I say this because I think I’ve finished the last of my AUT revisions for Joanna, meaning that very soon, possibly now, the fate of it is no longer in my hands. First comes the submissions, then comes the inevitable rejections (I’m not even saying this negatively; I know that rejection is a part of this business and I think–although I’m probably wrong–that I’m amply prepared for it), and then hopefully comes the offer (or maybe more! Probs not, though) of acquisition. I’m jazzed for all this new exciting stuff, but I also know that I have to put my nose to the grindstone and work on my next novel, if for no other reason than I need something to occupy my thoughts as the publishing industry ticks along at its at-times-frustratingly slow pace.
Tentatively intialed MB, the next novel is another YA mystery that I actually started last summer (I think; at any rate, a while ago) when I had put AUT aside for many months to give it some time to percolate. I wrote a detailed Dramatis Personae list and summary, six chapters and a prologue, and then left it at that while I worked on revising AUT and concentrated on querying agents. That rather solid foundation has been sitting on my computer for almost a year now and as of Wednesday, when I sent J my most recent revisions, I started working on them again.

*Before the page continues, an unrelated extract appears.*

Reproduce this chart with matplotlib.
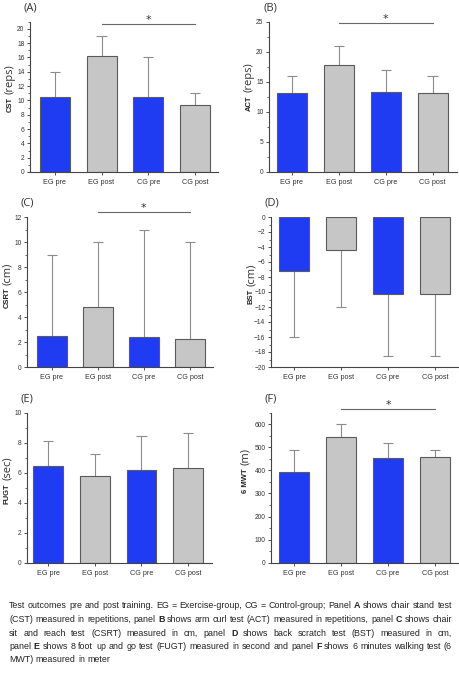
import numpy as np
import matplotlib.pyplot as plt
from matplotlib.ticker import MultipleLocator

groups = ['EG pre', 'EG post', 'CG pre', 'CG post']
bar_colors = ['#1f3cf2', '#c6c6c6', '#1f3cf2', '#c6c6c6']

# means and SD
cst_mean = [10.5, 16.2, 10.5, 9.3]
cst_sd = [3.5, 2.8, 5.5, 1.7]
act_mean = [13.2, 17.8, 13.4, 13.1]
act_sd = [2.8, 3.2, 3.6, 2.9]
csrt_mean = [2.5, 4.85, 2.45, 2.3]
csrt_sd = [6.5, 5.15, 8.55, 7.7]
bst_mean = [-7.2, -4.4, -10.3, -10.2]
bst_sd = [8.8, 7.6, 8.2, 8.3]
fugt_mean = [6.45, 5.8, 6.15, 6.3]
fugt_sd = [1.65, 1.45, 2.3, 2.35]
mwt_mean = [392, 546, 455, 456]
mwt_sd = [95, 55, 62, 31]

caption_lines = [
    "Test outcomes pre and post training. EG = Exercise-group, CG = Control-group; Panel **A** shows chair stand test",
    "(CST) measured in repetitions, panel **B** shows arm curl test (ACT) measured in repetitions, panel **C** shows chair",
    "sit and reach test (CSRT) measured in cm, panel **D** shows back scratch test (BST) measured in cm,",
    "panel **E** shows 8 foot up and go test (FUGT) measured in second and panel **F** shows 6 minutes walking test (6",
    "MWT) measured in meter",
]

W, H = 460, 680
fig = plt.figure(figsize=(4.6, 6.8), dpi=100)

# name, label, unit, mean, sd, axes rect (px: left, top, right, bottom), xlim, ylim, major, minor, sig line
panels = [
    ('(A)', 'CST', '(reps)', cst_mean, cst_sd, (30, 21.7, 218, 172), (-0.53, 3.49), (0, 21), 2, 1, 20.66, 0.50),
    ('(B)', 'ACT', '(reps)', act_mean, act_sd, (269, 22, 457, 172), (-0.49, 3.52), (0, 25), 5, 2.5, 24.8, 0.51),
    ('(C)', 'CSRT', '(cm)', csrt_mean, csrt_sd, (27, 217.3, 213, 367.3), (-0.54, 3.5), (0, 12), 2, 1, 12.45, 0.53),
    ('(D)', 'BST', '(cm)', bst_mean, bst_sd, (271, 217, 458, 367), (-0.49, 3.49), (-20, 0), 2, 1, None, 0.52),
    ('(E)', 'FUGT', '(sec)', fugt_mean, fugt_sd, (27, 412.7, 212, 562.7), (-0.45, 3.51), (0, 10), 2, 1, None, 0.53),
    ('(F)', '6 MWT', '(m)', mwt_mean, mwt_sd, (271, 412.7, 458, 562.7), (-0.49, 3.49), (0, 650), 100, 50, 666, 0.63),
]

x = np.arange(len(groups))
for tag, lab, unit, mean, sd, rect, xl, yl, major, minor, sig, lab_y in panels:
    l, t, r, b = rect
    ax = fig.add_axes([l / W, 1 - b / H, (r - l) / W, (b - t) / H])
    mean = np.array(mean)
    sd = np.array(sd)
    tips = np.where(mean < 0, mean - sd, mean + sd)
    ax.vlines(x, mean, tips, color='#8c8c8c', lw=0.8, zorder=1)
    ax.hlines(tips, x - 0.11, x + 0.11, color='#8c8c8c', lw=0.8, zorder=1)
    ax.bar(x, mean, width=0.64, color=bar_colors, edgecolor='#5a5a5a', linewidth=0.8, zorder=2)
    ax.set_xlim(*xl)
    ax.set_ylim(*yl)
    ax.yaxis.set_major_locator(MultipleLocator(major))
    ax.yaxis.set_minor_locator(MultipleLocator(minor))
    ax.set_xticks(x)
    ax.set_xticklabels(groups, family='Liberation Sans')
    for tl in ax.get_yticklabels():
        tl.set_family('Liberation Sans')
    ax.tick_params(axis='both', which='major', length=2.5, width=0.6, pad=1.5, colors='#333333')
    ax.tick_params(axis='x', labelsize=5.2, pad=2.5)
    ax.tick_params(axis='y', labelsize=4.8)
    ax.tick_params(axis='y', which='minor', length=1.5, width=0.5, colors='#333333')
    for s in ['top', 'right']:
        ax.spines[s].set_visible(False)
    for s in ['left', 'bottom']:
        ax.spines[s].set_color('#444444')
        ax.spines[s].set_linewidth(0.8)
    # y label: short name bold, unit in a larger font
    lx = -16 / (r - l) - (0.03 if major >= 100 else 0.0) - 0.02
    ax.text(lx, lab_y, lab, transform=ax.transAxes, rotation=90, rotation_mode='anchor',
            ha='right', va='center', fontsize=5.5, fontweight='bold', family='Liberation Sans', color='#222222')
    ax.text(lx, lab_y + 0.02, unit, transform=ax.transAxes, rotation=90, rotation_mode='anchor',
            ha='left', va='center', fontsize=8, family='Open Sans', color='#333333')
    if sig is not None:
        ax.plot([1, 3], [sig, sig], color='#666666', lw=0.8, clip_on=False)
        ax.annotate('*', (2, sig), xytext=(0, 3), textcoords='offset points', ha='center', va='center',
                    fontsize=8, color='#333333', annotation_clip=False)
    fig.text((l - 6) / W, 1 - (t - 14) / H, tag, fontsize=8, family='Open Sans', color='#333333',
             ha='left', va='center')

# justified caption, font size fitted to the second line
fig.canvas.draw()
rend = fig.canvas.get_renderer()
cap_left, cap_right = 9, 452
cap_y = [606, 619.5, 633, 646.5, 660]
probe = fig.text(0, 0, caption_lines[1].replace('*', ''), fontsize=6, family='Liberation Sans')
fs = 6 * (cap_right - cap_left - 2) / probe.get_window_extent(rend).width
probe.remove()
for i, line in enumerate(caption_lines):
    arts = []
    for w in line.split(' '):
        bold = w.startswith('**')
        arts.append(fig.text(0, 1 - cap_y[i] / H, w.strip('*'), fontsize=fs,
                             fontweight='bold' if bold else 'normal',
                             family='Liberation Sans', color='#222222', va='center'))
    widths = [a.get_window_extent(rend).width for a in arts]
    if i < len(caption_lines) - 1:
        gap = (cap_right - cap_left - sum(widths)) / (len(arts) - 1)
    else:
        gap = fs * 0.278 * 100 / 72
    pos = cap_left
    for a, wd in zip(arts, widths):
        a.set_x(pos / W)
        pos += wd + gap

fig.savefig('out.png', dpi=100)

GOD, it is nice to have a summary. Writing a mystery is hard work, I don’t know how I did it the first time without one (I figured most of AUT out during the two years before I wrote it for my thesis, but a lot of the twists and turns didn’t come to me until I actually wrote it, which is simultaneously exciting and nerve-wracking). I really do like to work everything out beforehand, to live with the story for months–ride the subway with it, listen to music related to it, talk to the characters and figure out who they are and what they want–before even putting a word on the page, and now writing MB is super easy because I have all the facts of the mystery figured out and every time I get to the end of a chapter or a scene or whatever and I’m all, “What comes next?” I can just refer to the summary and write that. It’s sort of like Wordsworth’s nun in her cloistered cell–the summary’s restrictions (a mystery is sort of like a choreographed dance–one misstep and everything changes, perhaps for the better, but still, it’s a rhythm breaker) allow me to be more creative with my dialogue (my favorite thing to write, especially with these two characters who I LOVE) and character development and introspective moments. Honestly, the summary takes a lot of the pressure off–instead of having to think up events (since I’ve already thought those up) I get to write jokes and fun emotional stuff.

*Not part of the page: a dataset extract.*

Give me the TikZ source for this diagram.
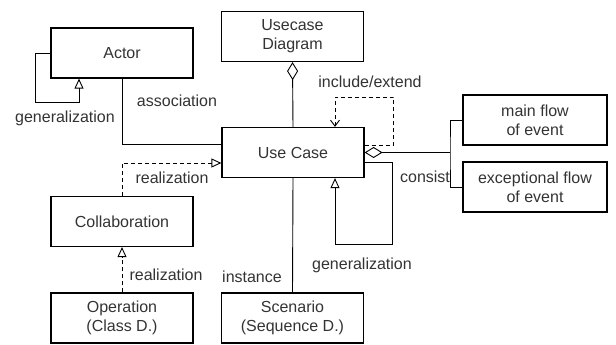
\documentclass[tikz,border=0pt]{standalone}
\usepackage{fontspec}
\setmainfont{Liberation Sans}
\usepackage{tikz}
\usetikzlibrary{arrows.meta}
\usetikzlibrary{positioning}

\tikzset{
	box/.style={draw, line width=1.2pt, rectangle, minimum width=142pt, minimum height=50pt, inner sep=0pt, align=center, text=black!80},
	lbl/.style={text=black!80, inner sep=0pt},
	conn/.style={line width=0.9pt},
	gen/.style={conn, -{Triangle[open,length=10pt,width=9pt]}},
	real/.style={conn, dashed, dash pattern=on 4pt off 3pt, -{Triangle[open,length=10pt,width=9pt]}},
	incl/.style={conn, dashed, dash pattern=on 4pt off 3pt, -{Straight Barb[length=6pt,width=9pt]}},
	agg/.style={conn, {Diamond[open,length=18pt,width=11pt]}-}
}

\begin{document}
\begin{tikzpicture}[x=1pt, y=-1pt, font=\fontsize{16}{19}\selectfont]
			\useasboundingbox (0,0) rectangle (616,345);
			
			\node[box] (actor) at (122,53) {Actor};
			\node[box] (ucdiagram) at (292.5,36.5) {Usecase\\Diagram};
			\node[box] (usecase) at (293,152.5) {Use Case};
			\node[box, minimum width=144pt] (mainflow) at (535,120) {main flow\\of event};
			\node[box, minimum width=144pt] (excflow) at (535,187) {exceptional flow\\of event};
			\node[box] (collab) at (122,221.5) {Collaboration};
			\node[box] (operation) at (122,318) {Operation\\(Class D.)};
			\node[box] (scenario) at (292.5,318) {Scenario\\(Sequence D.)};
			\coordinate (fork) at (450,152.5);
			
			% actor
			\draw[gen] (actor.west) -- ++(-15,0) -- ++(0,49) -| ([xshift=-43pt]actor.south);
			\node[lbl] (gen1) at (65,118) {generalization};
			\draw[conn] (actor.south) |- ([yshift=8.5pt]usecase.west);
			\node[lbl] (assoc) at (177,101) {association};
			
			% realization
			\draw[real] (collab.north) |- ([yshift=-10.5pt]usecase.west);
			\node[lbl] (real1) at (172,178) {realization};
			\draw[real] (operation.north) -- (collab.south);
			\node[lbl] (real2) at (166,275) {realization};
			
			% use case
			\draw[agg] (ucdiagram.south) -- (usecase.north);
			\draw[incl] ([yshift=7.5pt]usecase.east) -- ++(29,0) -- ++(0,-48) -| ([xshift=42pt]usecase.north);
			\node[lbl] (incext) at (370,82) {include/extend};
			\draw[gen] ([yshift=-9.5pt]usecase.east) -- ++(28,0) -- ++(0,82) -| ([xshift=42pt]usecase.south);
			\node[lbl] (gen2) at (362,265) {generalization};
			\draw[conn] (usecase.south) -- (scenario.north);
			\node[lbl] (inst) at (252,277) {instance};
			
			% consist
			\draw[agg] (usecase.east) -- (fork);
			\draw[conn] (mainflow.west) -| (fork) |- (excflow.west);
			\node[lbl] (cons) at (425,177) {consist};
\end{tikzpicture}
\end{document}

(Side note: I wrote the funniest joke (well, I think it’s pretty amazing) on the subway yesterday on my way to the Village for dinner with my friends and we were going out afterwards (BTW, Sway is a very weird bar) so I only had a small purse for the essentials and no pen and no paper and I was like, “If I lose this, it will be a tragedy.” So I text messaged the joke to myself, and even though I got home at 3 AM I stayed up just to write the joke in my MS. If MB ever hits the shelves, I promise to reveal which joke this was, mostly because I’m a narcissist and I am SO DAMN PROUD OF IT.)
Anyway, I think I’ve strayed from my essential point, which is that I always have to keep writing because if I stop, it’s SO hard to get going again. Which is why I finished the majority of AUT the way it is now in one five-month spurt last year (also, I had a deadline, because it was my MA thesis and I wanted to, you know, graduate) because I just kept going and going and going. Getting back to work on MB was so difficult because I hadn’t worked on it for so long, but once I jump-started my creative impulse it’s been incredibly smooth sailing–I’ve written about thirty pages in the last few days, which is a nice steady pace and good output. But, living in New York means a flood of forces that can slow my progress, so it’s become important to me to squirrel away time enough to write a decent amount of stuff before venturing out into the real world full of friends and work and people trying to grope me on the subway (real story, happened yesterday, freaked me out, don’t really want to talk about it; yesterday was a super-weird-stranger day). Cross your fingers that I can keep it up long enough to bang out a first draft of MB by the end of August. I think I can do it!